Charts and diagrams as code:
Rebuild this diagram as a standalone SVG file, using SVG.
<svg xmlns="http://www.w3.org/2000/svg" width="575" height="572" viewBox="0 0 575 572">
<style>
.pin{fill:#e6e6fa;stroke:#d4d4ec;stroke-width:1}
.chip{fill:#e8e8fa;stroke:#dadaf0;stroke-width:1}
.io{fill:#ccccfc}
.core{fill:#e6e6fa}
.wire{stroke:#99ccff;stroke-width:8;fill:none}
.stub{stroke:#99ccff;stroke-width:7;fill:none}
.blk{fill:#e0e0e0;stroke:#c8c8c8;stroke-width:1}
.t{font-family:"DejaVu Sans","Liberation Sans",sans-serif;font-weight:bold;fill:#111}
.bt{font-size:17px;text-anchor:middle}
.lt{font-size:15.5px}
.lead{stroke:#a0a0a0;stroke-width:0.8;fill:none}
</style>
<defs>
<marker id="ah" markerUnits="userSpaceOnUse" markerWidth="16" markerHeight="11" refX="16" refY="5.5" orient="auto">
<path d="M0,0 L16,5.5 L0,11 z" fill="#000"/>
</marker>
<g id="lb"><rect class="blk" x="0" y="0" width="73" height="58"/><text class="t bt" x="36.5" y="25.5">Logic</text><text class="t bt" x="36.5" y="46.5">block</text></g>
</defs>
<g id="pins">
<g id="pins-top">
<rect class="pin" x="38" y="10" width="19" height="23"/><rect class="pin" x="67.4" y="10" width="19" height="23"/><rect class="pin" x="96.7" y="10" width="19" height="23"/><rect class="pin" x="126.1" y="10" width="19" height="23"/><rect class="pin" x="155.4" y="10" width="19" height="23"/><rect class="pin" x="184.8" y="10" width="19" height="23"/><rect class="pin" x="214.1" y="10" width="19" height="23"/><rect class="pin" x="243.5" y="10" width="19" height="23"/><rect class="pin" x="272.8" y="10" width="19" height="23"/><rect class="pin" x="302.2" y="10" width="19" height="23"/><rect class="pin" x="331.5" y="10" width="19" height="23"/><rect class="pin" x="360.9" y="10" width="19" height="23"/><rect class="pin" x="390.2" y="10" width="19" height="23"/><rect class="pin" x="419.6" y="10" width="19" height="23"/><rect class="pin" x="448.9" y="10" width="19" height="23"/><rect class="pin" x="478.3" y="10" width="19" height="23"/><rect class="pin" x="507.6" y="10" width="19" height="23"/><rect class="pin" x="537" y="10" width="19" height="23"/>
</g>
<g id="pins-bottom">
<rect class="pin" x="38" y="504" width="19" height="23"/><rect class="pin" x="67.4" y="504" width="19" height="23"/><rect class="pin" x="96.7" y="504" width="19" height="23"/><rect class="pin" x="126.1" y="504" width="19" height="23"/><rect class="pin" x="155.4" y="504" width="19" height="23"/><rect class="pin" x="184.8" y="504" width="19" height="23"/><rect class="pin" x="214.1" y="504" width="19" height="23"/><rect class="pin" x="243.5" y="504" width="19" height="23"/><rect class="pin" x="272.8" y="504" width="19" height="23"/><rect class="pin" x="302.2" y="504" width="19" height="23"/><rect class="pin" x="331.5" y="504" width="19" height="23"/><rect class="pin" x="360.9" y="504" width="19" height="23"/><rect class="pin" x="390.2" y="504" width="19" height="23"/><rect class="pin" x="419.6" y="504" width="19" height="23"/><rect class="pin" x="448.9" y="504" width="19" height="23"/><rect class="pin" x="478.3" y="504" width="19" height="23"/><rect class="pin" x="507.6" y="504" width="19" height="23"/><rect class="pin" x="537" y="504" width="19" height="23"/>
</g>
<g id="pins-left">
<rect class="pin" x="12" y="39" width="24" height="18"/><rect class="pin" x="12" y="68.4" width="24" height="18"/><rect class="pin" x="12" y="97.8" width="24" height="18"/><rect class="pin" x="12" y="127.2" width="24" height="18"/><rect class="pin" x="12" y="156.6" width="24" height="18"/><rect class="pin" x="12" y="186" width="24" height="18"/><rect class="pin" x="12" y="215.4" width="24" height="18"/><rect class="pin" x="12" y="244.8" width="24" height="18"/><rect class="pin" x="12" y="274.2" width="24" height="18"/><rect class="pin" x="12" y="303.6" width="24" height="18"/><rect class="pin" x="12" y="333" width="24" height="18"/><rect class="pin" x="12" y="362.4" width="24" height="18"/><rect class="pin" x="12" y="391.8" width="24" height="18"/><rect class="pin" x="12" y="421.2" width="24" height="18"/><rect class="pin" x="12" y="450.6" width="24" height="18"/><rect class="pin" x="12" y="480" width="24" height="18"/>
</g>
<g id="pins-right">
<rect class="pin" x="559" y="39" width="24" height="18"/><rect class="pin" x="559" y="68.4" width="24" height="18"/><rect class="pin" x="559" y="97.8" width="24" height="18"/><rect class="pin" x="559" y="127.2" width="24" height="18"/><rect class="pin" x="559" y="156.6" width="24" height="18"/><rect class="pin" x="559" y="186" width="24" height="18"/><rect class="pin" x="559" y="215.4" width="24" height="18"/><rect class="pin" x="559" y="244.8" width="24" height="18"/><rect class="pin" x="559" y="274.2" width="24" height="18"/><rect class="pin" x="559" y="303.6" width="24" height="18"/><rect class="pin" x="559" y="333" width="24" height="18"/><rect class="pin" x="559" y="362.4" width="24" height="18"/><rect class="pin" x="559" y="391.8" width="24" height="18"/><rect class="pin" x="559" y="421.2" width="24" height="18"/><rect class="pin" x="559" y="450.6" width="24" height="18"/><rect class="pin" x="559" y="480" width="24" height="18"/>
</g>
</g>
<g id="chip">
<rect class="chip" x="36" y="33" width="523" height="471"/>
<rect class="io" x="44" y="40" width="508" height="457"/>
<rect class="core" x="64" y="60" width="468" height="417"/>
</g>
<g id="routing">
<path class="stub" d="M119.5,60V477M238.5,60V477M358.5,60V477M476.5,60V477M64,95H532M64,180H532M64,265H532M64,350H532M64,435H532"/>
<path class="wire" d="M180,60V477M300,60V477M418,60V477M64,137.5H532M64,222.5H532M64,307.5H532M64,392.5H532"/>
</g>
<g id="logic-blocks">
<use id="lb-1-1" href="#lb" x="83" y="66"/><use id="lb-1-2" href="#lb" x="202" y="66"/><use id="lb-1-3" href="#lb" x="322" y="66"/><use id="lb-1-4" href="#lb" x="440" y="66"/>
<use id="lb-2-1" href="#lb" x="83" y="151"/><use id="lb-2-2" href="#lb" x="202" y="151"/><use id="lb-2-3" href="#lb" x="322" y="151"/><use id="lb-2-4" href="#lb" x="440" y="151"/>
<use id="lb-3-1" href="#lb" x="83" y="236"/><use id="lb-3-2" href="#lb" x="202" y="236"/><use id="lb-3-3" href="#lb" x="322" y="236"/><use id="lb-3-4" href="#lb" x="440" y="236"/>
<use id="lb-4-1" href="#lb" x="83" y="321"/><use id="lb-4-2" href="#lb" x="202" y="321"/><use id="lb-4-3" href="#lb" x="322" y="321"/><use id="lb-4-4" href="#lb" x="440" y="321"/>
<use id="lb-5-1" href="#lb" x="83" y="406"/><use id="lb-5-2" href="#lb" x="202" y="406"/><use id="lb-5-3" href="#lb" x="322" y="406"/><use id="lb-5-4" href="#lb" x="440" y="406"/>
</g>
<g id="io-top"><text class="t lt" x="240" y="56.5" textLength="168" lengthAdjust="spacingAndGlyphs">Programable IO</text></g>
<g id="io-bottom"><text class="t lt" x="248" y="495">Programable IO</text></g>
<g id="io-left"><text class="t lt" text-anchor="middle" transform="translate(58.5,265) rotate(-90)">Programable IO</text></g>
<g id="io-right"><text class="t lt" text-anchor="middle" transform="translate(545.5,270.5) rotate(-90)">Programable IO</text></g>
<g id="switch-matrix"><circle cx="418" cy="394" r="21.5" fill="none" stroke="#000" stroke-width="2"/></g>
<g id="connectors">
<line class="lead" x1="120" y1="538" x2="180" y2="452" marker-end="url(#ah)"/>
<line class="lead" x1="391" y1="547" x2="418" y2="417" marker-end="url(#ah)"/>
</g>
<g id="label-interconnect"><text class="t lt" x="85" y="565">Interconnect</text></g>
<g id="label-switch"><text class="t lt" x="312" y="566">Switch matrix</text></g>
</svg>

* * *

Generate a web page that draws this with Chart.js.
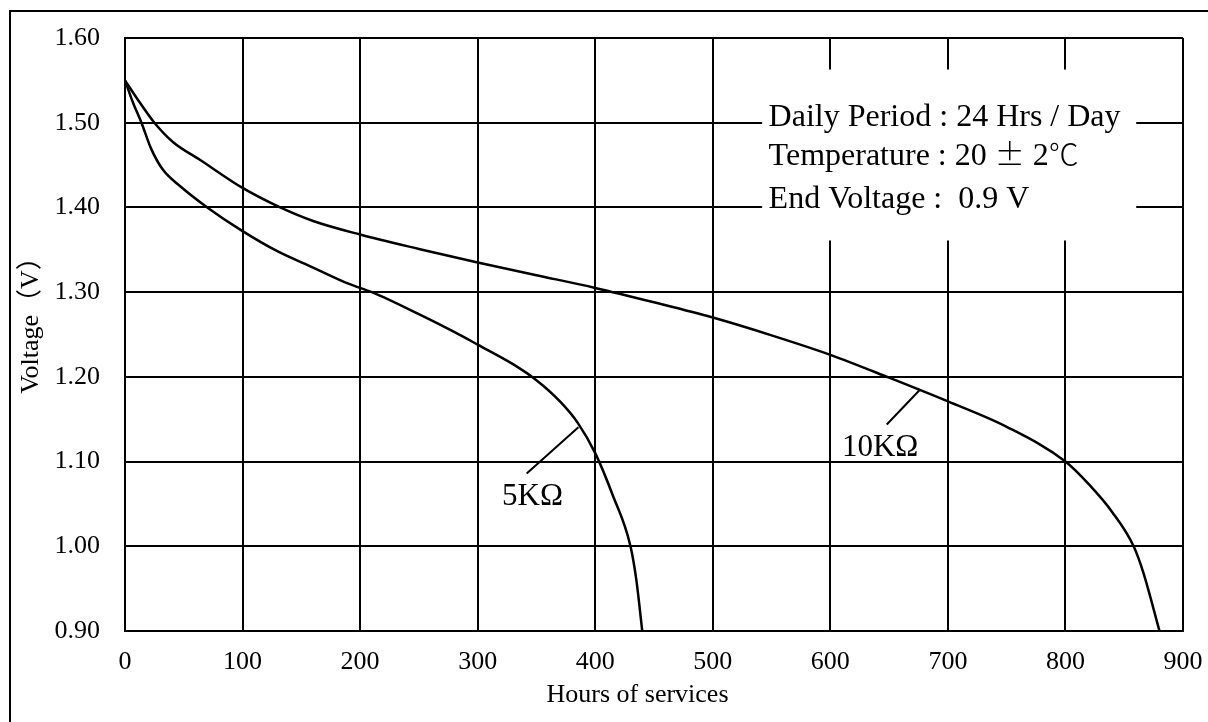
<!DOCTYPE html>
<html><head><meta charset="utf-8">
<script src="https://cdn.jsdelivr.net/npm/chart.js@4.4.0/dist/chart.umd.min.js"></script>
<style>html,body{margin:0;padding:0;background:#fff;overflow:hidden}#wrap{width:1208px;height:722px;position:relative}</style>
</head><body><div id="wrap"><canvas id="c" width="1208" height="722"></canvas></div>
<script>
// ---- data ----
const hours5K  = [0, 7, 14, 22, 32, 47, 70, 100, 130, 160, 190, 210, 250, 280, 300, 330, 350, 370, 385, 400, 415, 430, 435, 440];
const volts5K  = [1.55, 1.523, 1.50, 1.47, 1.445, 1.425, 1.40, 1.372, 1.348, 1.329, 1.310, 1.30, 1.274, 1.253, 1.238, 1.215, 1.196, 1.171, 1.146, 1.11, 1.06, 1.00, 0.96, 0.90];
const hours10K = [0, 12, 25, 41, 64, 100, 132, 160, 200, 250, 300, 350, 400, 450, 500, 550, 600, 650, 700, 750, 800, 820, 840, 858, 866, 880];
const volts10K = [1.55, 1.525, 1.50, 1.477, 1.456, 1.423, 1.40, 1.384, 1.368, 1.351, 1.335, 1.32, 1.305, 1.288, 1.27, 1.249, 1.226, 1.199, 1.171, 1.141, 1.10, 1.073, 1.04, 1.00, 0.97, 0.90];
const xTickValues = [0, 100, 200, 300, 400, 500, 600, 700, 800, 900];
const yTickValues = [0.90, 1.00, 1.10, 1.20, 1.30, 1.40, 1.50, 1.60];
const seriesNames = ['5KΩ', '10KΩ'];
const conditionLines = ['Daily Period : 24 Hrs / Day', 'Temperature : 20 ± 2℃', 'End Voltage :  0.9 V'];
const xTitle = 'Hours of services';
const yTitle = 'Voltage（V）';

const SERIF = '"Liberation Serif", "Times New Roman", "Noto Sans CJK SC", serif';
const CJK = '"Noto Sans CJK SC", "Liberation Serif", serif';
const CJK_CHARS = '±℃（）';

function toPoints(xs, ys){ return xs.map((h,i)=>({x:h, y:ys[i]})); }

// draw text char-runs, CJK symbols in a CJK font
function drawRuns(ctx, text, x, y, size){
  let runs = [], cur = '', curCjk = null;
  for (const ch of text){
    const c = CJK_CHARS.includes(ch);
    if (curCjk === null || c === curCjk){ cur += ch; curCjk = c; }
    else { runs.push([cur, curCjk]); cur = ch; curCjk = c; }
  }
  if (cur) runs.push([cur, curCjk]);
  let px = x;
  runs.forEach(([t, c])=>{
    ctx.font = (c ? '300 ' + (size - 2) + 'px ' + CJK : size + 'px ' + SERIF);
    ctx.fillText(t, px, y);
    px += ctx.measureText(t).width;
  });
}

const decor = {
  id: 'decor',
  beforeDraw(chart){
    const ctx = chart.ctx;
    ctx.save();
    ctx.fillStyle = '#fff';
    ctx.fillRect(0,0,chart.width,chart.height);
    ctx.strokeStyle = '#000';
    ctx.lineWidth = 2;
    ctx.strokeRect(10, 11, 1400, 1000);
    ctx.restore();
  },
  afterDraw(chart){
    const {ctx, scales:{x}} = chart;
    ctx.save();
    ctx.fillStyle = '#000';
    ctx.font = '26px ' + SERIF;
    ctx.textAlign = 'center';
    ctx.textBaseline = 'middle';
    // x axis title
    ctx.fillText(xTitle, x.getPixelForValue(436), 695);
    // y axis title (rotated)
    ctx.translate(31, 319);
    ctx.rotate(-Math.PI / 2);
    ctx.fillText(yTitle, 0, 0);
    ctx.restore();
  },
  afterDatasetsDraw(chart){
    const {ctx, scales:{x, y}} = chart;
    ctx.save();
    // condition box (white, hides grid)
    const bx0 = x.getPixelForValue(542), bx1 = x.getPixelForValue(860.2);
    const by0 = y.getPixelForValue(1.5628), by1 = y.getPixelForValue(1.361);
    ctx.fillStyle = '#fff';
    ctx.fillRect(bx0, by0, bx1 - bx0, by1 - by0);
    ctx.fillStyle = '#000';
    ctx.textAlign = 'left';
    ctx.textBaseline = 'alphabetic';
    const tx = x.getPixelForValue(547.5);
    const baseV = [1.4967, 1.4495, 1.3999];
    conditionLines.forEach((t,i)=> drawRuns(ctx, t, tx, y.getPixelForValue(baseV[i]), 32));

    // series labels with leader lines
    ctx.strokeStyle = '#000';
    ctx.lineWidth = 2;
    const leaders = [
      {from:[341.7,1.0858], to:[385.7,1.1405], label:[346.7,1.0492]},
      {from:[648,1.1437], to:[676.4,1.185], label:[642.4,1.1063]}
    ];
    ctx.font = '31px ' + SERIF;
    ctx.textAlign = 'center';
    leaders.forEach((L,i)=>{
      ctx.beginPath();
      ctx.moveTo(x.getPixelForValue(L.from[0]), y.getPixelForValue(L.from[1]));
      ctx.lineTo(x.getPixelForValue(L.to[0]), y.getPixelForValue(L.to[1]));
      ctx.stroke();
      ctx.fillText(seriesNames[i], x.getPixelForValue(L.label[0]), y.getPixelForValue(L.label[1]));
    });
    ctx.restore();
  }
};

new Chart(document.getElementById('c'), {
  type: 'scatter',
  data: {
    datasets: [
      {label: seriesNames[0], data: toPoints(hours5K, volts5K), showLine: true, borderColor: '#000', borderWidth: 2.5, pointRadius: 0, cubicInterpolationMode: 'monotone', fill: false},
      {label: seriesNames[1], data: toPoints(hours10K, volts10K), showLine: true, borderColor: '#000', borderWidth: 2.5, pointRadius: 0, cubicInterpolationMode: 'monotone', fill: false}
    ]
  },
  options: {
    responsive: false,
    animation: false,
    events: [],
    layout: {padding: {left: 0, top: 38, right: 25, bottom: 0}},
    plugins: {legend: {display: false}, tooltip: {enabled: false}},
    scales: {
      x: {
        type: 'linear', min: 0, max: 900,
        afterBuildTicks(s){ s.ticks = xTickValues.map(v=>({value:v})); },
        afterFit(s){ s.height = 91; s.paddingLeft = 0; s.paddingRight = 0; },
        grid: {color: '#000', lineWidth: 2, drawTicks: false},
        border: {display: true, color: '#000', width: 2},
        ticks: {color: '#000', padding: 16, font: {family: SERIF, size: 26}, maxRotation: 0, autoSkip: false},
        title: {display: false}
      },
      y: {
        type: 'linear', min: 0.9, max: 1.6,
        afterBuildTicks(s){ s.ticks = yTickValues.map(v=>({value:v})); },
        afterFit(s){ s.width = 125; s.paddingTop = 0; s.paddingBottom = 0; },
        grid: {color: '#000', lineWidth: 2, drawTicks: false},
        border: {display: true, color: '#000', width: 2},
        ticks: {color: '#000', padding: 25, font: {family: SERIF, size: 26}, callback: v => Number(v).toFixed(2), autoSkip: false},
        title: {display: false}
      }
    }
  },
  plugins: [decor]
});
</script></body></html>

* * *

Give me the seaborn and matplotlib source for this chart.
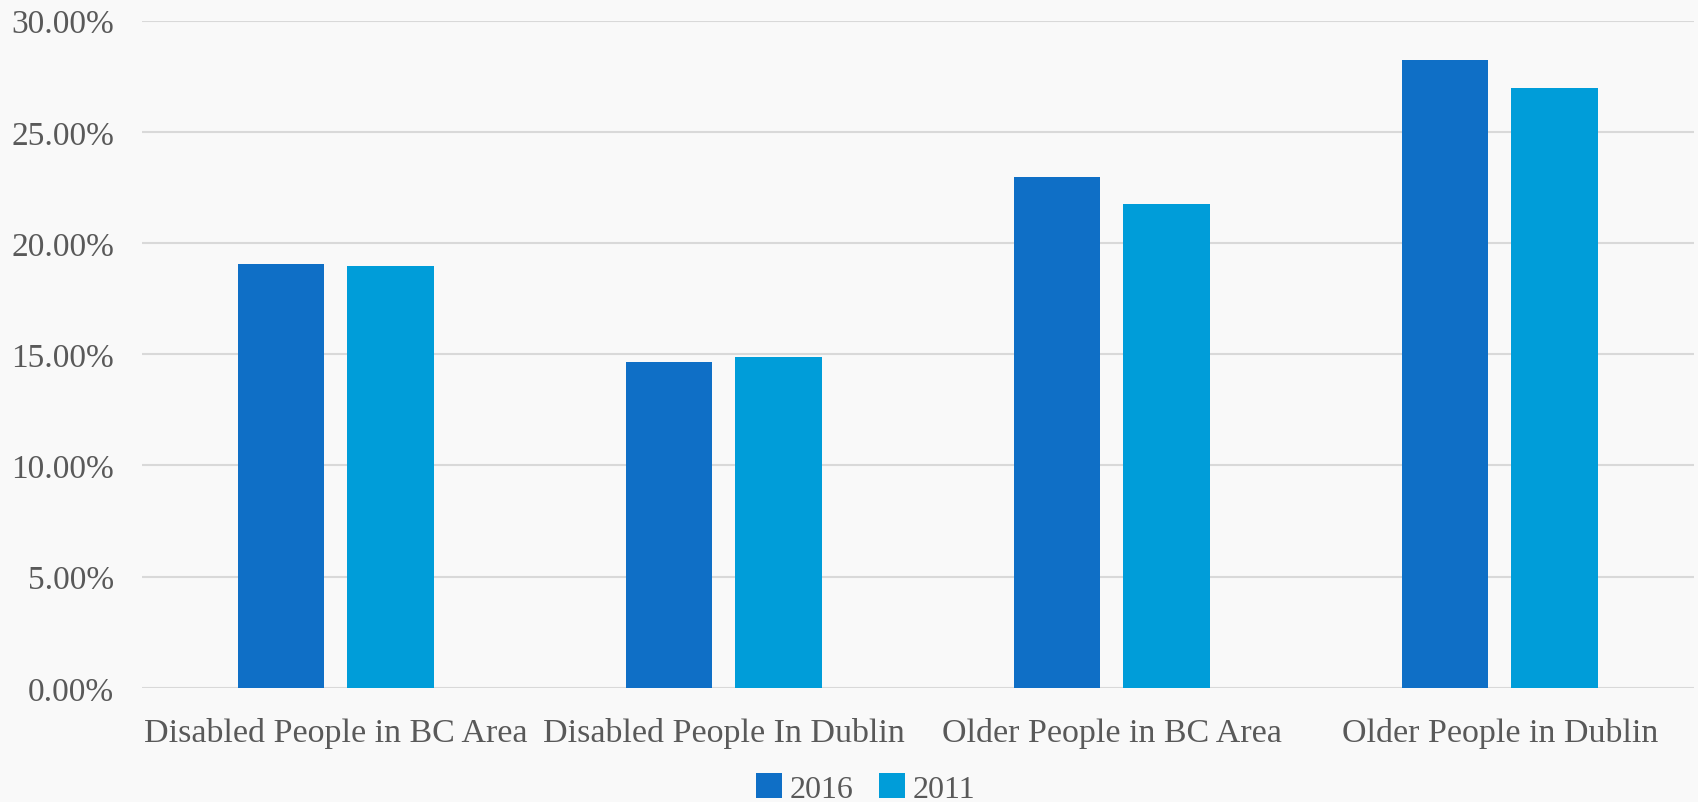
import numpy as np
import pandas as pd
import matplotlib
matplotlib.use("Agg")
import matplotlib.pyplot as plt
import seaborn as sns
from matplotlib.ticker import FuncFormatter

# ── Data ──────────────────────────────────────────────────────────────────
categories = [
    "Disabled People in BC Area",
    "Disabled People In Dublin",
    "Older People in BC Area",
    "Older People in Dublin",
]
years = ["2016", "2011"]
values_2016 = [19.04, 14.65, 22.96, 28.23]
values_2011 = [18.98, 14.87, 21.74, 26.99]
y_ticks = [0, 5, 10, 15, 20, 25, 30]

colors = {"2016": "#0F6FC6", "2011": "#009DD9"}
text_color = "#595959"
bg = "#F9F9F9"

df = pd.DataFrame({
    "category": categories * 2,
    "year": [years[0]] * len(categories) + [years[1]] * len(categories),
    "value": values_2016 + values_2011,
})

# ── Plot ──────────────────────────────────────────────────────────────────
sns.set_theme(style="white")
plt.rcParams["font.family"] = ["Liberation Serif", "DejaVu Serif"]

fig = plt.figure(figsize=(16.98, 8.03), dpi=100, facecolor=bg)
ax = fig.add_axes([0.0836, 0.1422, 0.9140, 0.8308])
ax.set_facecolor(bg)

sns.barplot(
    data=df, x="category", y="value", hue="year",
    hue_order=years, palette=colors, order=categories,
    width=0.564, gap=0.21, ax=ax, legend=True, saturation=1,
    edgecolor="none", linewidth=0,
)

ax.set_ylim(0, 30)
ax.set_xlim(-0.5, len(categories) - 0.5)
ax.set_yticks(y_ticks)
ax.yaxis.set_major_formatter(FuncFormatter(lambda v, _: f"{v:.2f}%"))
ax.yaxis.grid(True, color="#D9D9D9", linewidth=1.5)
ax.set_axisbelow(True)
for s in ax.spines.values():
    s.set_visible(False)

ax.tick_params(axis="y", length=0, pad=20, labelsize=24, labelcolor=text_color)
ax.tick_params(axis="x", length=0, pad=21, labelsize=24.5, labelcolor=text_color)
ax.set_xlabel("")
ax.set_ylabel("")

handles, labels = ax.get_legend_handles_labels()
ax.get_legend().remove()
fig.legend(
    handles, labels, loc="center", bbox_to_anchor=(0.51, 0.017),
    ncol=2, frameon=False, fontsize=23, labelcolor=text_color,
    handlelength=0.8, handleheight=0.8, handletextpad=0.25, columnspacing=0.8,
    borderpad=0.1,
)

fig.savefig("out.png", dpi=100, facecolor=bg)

◆ EXERCISE BRIEF
Copy the lines above exactly, starting at the one with "Give me the" and ending at the one with "from matplotlib.ticker import FuncFormatter", both included. Leave out any pictures and add nothing else.

◆ FULL SOLUTION
Give me the seaborn and matplotlib source for this chart.
import numpy as np
import pandas as pd
import matplotlib
matplotlib.use("Agg")
import matplotlib.pyplot as plt
import seaborn as sns
from matplotlib.ticker import FuncFormatter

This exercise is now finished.